News of the planned building work emerged hours before Defense Minister Ehud Barak was due to travel to the United States for talks aimed at narrowing a rift with Washington over the settlement issue.

He will meet President Barack Obama's Middle East envoy, George Mitchell.

An affidavit submitted by the Defense Ministry to the Supreme Court outlined plans to relocate settlers from Migron, an outpost built in the West Bank without Israeli government permission, to the settlement of Adam, north of Jerusalem.

According to the document, a response to a court case brought by the Israeli anti-settlement group Peace Now, a master plan for Adam calls for construction of 1,450 homes there.

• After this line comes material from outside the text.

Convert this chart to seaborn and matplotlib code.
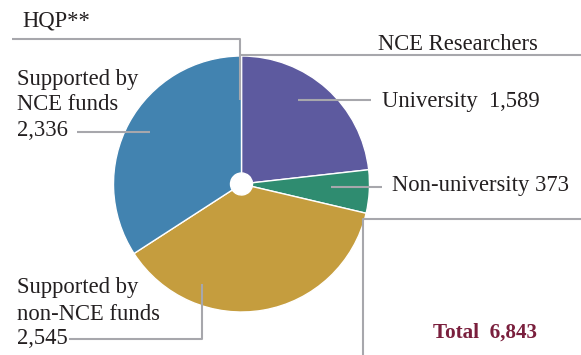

But the ministry said it had given the go-ahead for the construction of only 50 of the dwellings and any additional units would require its separate approval.

Peace Now said some 2,500 settlement homes are currently under construction in the West Bank. Obama has pressed Israel to halt settlement activity as part of a bid to revive peace talks under which the Palestinians would gain statehood.

Some 500,000 Israelis live in the West Bank and Arab East Jerusalem, territory Israel captured in a 1967 war. Palestinians say settlements, deemed illegal by the World Court, could deny them a viable and contiguous state.

STATEHOOD

In the West Bank city of Ramallah, Palestinian President Mahmoud Abbas reiterated his refusal to resume negotiations with Israel until it froze settlement.

We won't accept the continuation of settlements, Abbas said.

Abbas also urged Israeli Prime Minister Benjamin Netanyahu to drop his conditions for the creation of a Palestinian state, which include international guarantees it would have no army and a demand Palestinians recognize Israel as a Jewish state.

Israel should accept the two-state vision and not put conditions that would render the issue meaningless, Abbas said, echoing comments he made through a spokesman after a Netanyahu policy address on June 14.

In a rare dispute between Israel and its main ally, the United States, Netanyahu has refused to declare a settlement freeze, saying that some construction should continue to match population growth within the enclaves.

Barak left open the possibility of a limited, temporary halt to construction in settlements, in remarks Sunday in response to an Israeli newspaper report that he would propose a three-month moratorium.